Monday, November 16, 2009

Movie Review: The Released

The Released, a Frontline production, examines how mentally ill inmates fare after their release from prison. Filmed in Ohio, the film follows up on five men who are being let out of prison and their trials and tribulations in homeless shelters, group homes, and state mental institutions.

These experiences are shadowed by the "Great Decarcerations" of the 1970s. Following the invention of Thorazine, and under a philosophy highlighting free choice and freedom, various U.S. states began closing down their mental institutions. Some readers may recall Ken Kesey's One Flew Over a Cuckoo's Nest as a cultural harbinger and representative of this ideology.

The problem was that no viable alternatives were created. Medication is a suitable alternative to prison only if one is sure to take one's medication. And, in many such cases, the organization and cognitive presence required for consistently taking medication is lacking.

Several of the people interviewed in The Released manage shelters and group homes, and while they have plenty of good will and energy to help, their powers are limited if one of their residents decides to take off. These places are ill-equipped to supervise medication; the only place who does a decent job at it is the mental institution, and therein lies the paradox; once medicated, the inmate is functioning well, and therefore released, whereupon he ceases taking medication again, leading to a new incarceration or hospitalization.

According to the movie, a million inmates in the U.S. are mentally ill. Thinking about our local problems, one can only guess what the incarceration experience is like when surrounded with so much dysfunctionality. Is it possible that the Plata/Coleman descriptions of flawed mental health treatment are actually better than what the inmates are to expect on the outside?

An aspect portrayed, though not deeply explored, in the movie, is race. We see a white man -- the only uplifting, redemptive story in the film -- obtaining a placement at an excellent group home, Bridgeview Manor, with great facilities and conditions. All other residents are also white. At the end of the movie we see him doing well. The other people portrayed in the film -- black inmates -- are not so fortunate; the shuttle from shelters to jail and back, and some face further tragedies. The extent to which race and class play a part in placements, and as a result, in the hope of a regulated, supervised life, is disturbing. But more disturbing is our notion of what counts as "good". There has to be a point of balance between unnecessary paternalism and laissez-faire abandonment of people to their fate. I fear we are not there yet.

You can watch the full movie right here on the PBS website.


former prison clinician said...

Thanx for this post (am no longer working in the prison - for now... back in community mental health) --- There are numerous studies that reveal what type of programs, and support are successful with individuals with severe mental illness.

The problem is not that we (mental health clinicians) don't know or understand the issues around treatment, and successful community living - we know, and can easily implement programs that would both 1) keep individuals out of hospitals, and 2) keep the mentally ill out of prisons (or at least significantly reduce the rate of incarceration).
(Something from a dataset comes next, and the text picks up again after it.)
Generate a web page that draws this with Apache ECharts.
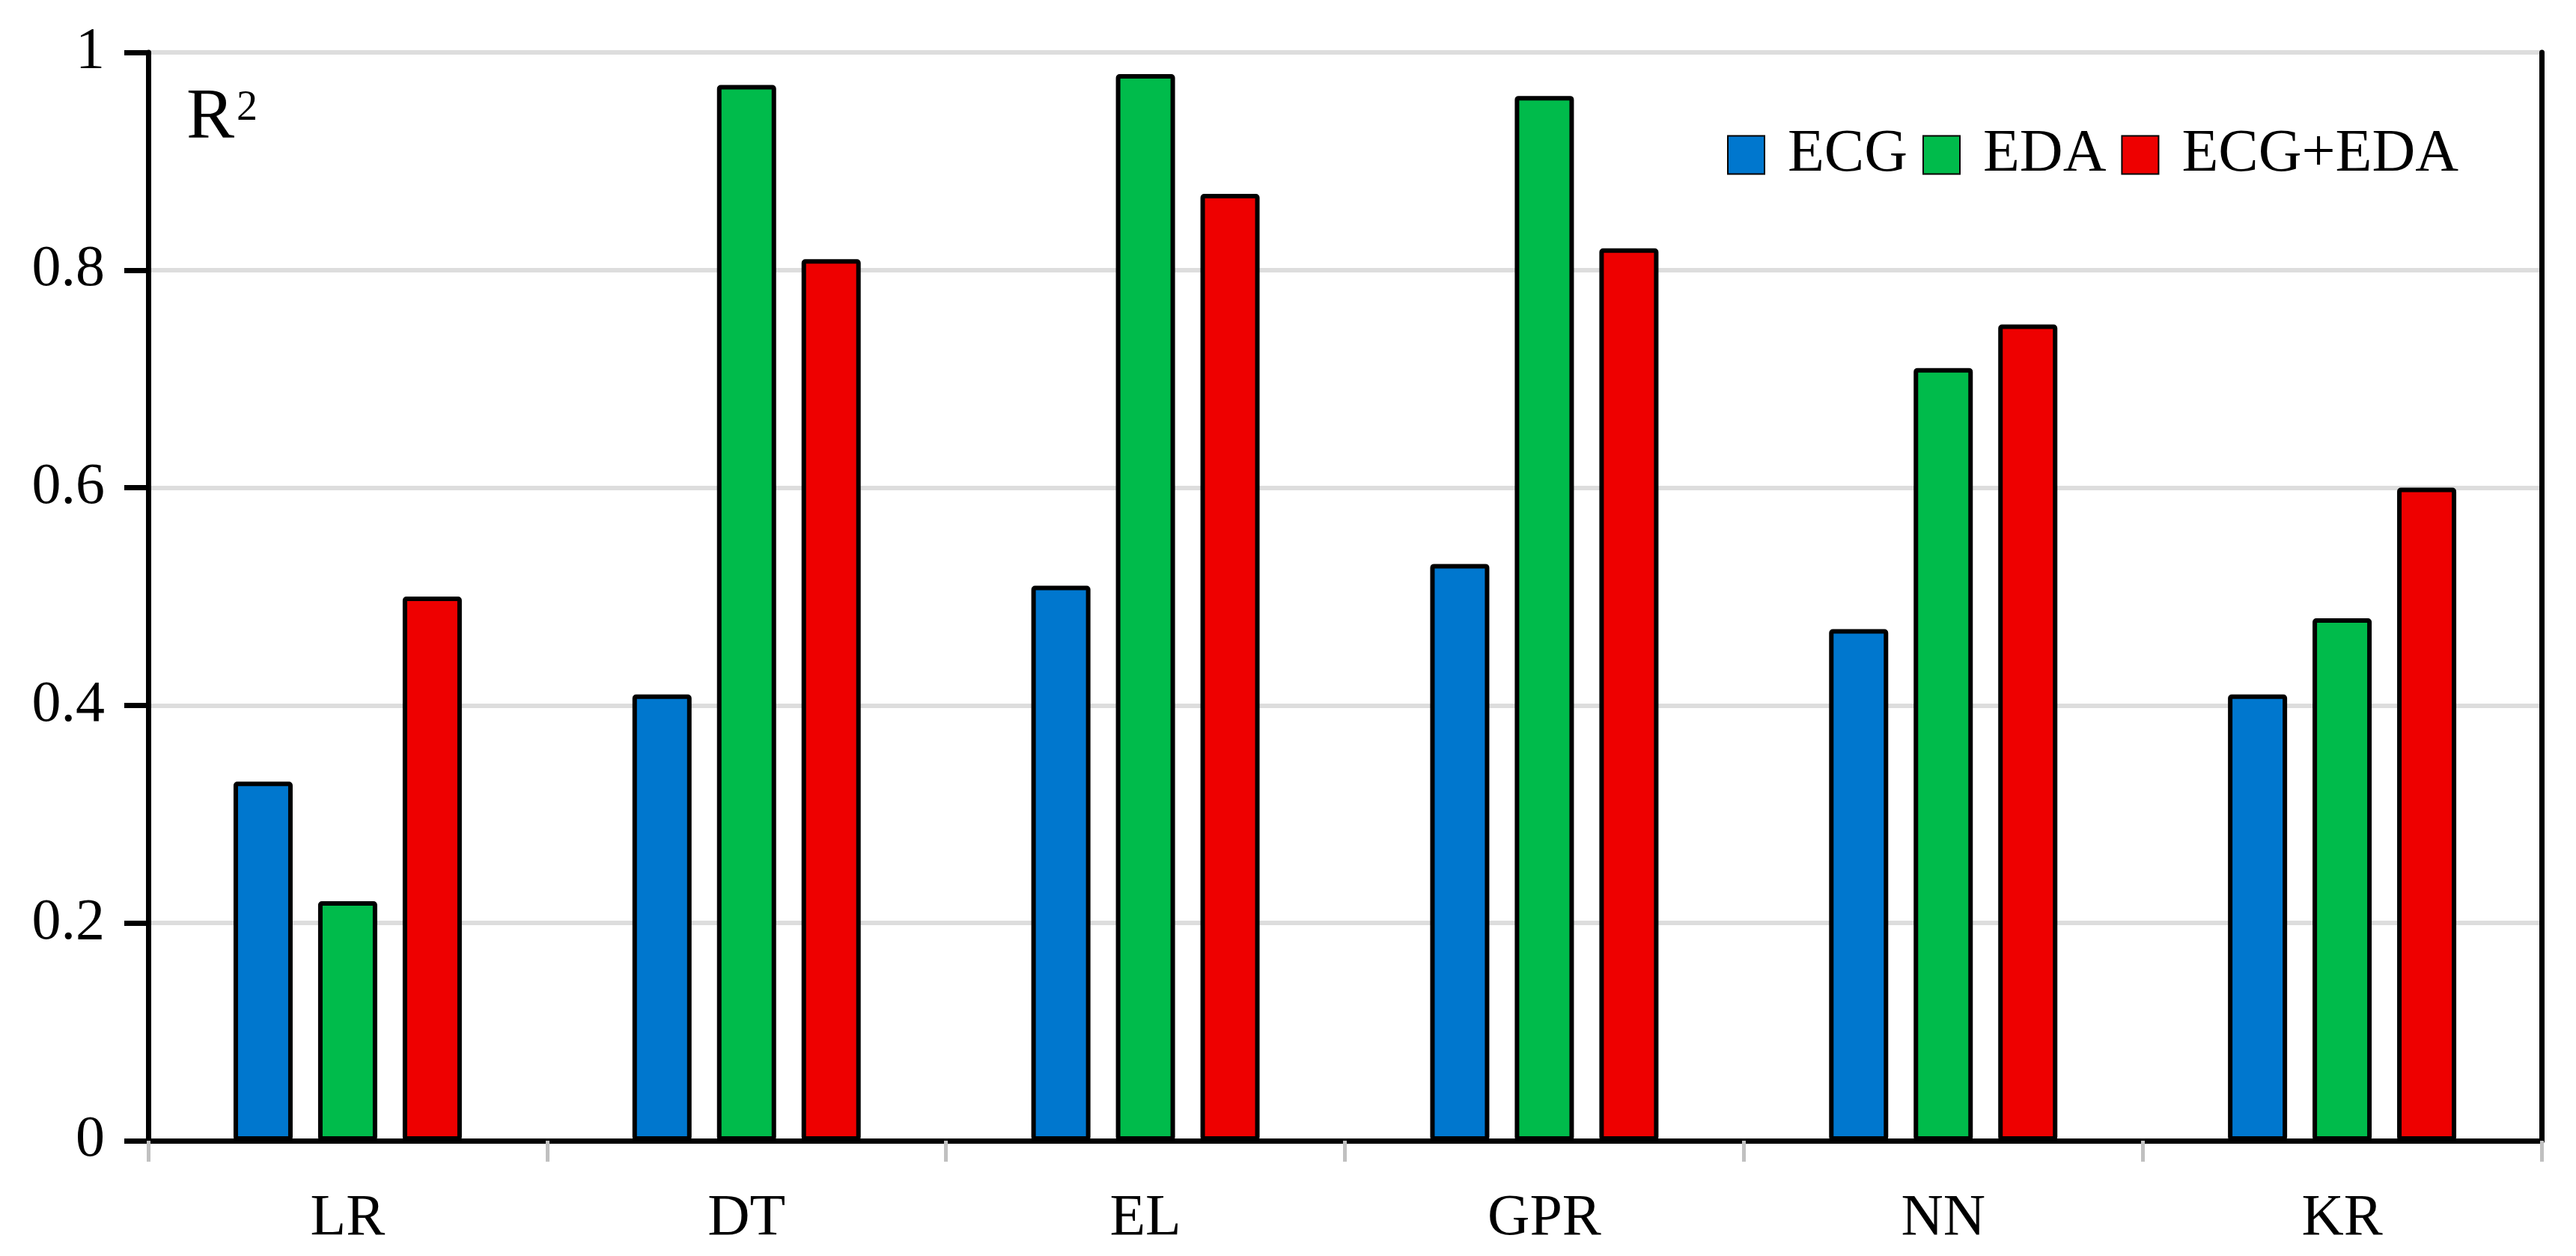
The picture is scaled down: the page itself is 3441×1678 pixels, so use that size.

The problem is lack of funding - we know that by providing an intensive level of clinical case management, reasonable housing, medication management will lead to significantly improved lives for millions of mentally ill (and reduce costs at state level by reducing incarceration). But funding for these programs are repeatedly cut, and mental health clinicians are repeatedly told that next year's budget will only be worse.

The result is also a devaluing of the mental health profession, and the hiring of less qualified personnel - who are paid less, not licensed, and are not able to provide the kind of clinical services necessary.

It is also true that in prison, as horrible as it is, the mentally ill are provided with medications, and there is a structured environment - this is indeed "better" than being out on the streets with zero support. And many of the mentally ill inmates are aware of this, and some do not want to be paroled, because they don't want to get into trouble again, and the fact that they don't know where to go...

The Parole Outpatient Clinic that are charged with providing paroled inmates with mental health services, are severely limited in their scope -as is their model for service delivery.

I personally would advocate for increased specialized programs that would be run by county mental health systems - with funding provided by the state... But also with the expectation that the county mental health system would provide salaries and benefits that are at par with the state system. Otherwise, if they just hire "cheap" unqualified clinicians, it can and will make matters worse.

There are solutions, but they require investment - with returns to be expected few years down the road.

Hadar Aviram said...

Thanks for this thoughtful comment. The movie definitely makes the case for more funding, because it contrasts the rather expensive, ideal facility, with the less professional, unsupervised shelters. There seems to be good will across the board, but without professional supervision it is impossible to ensure that folks take their medication.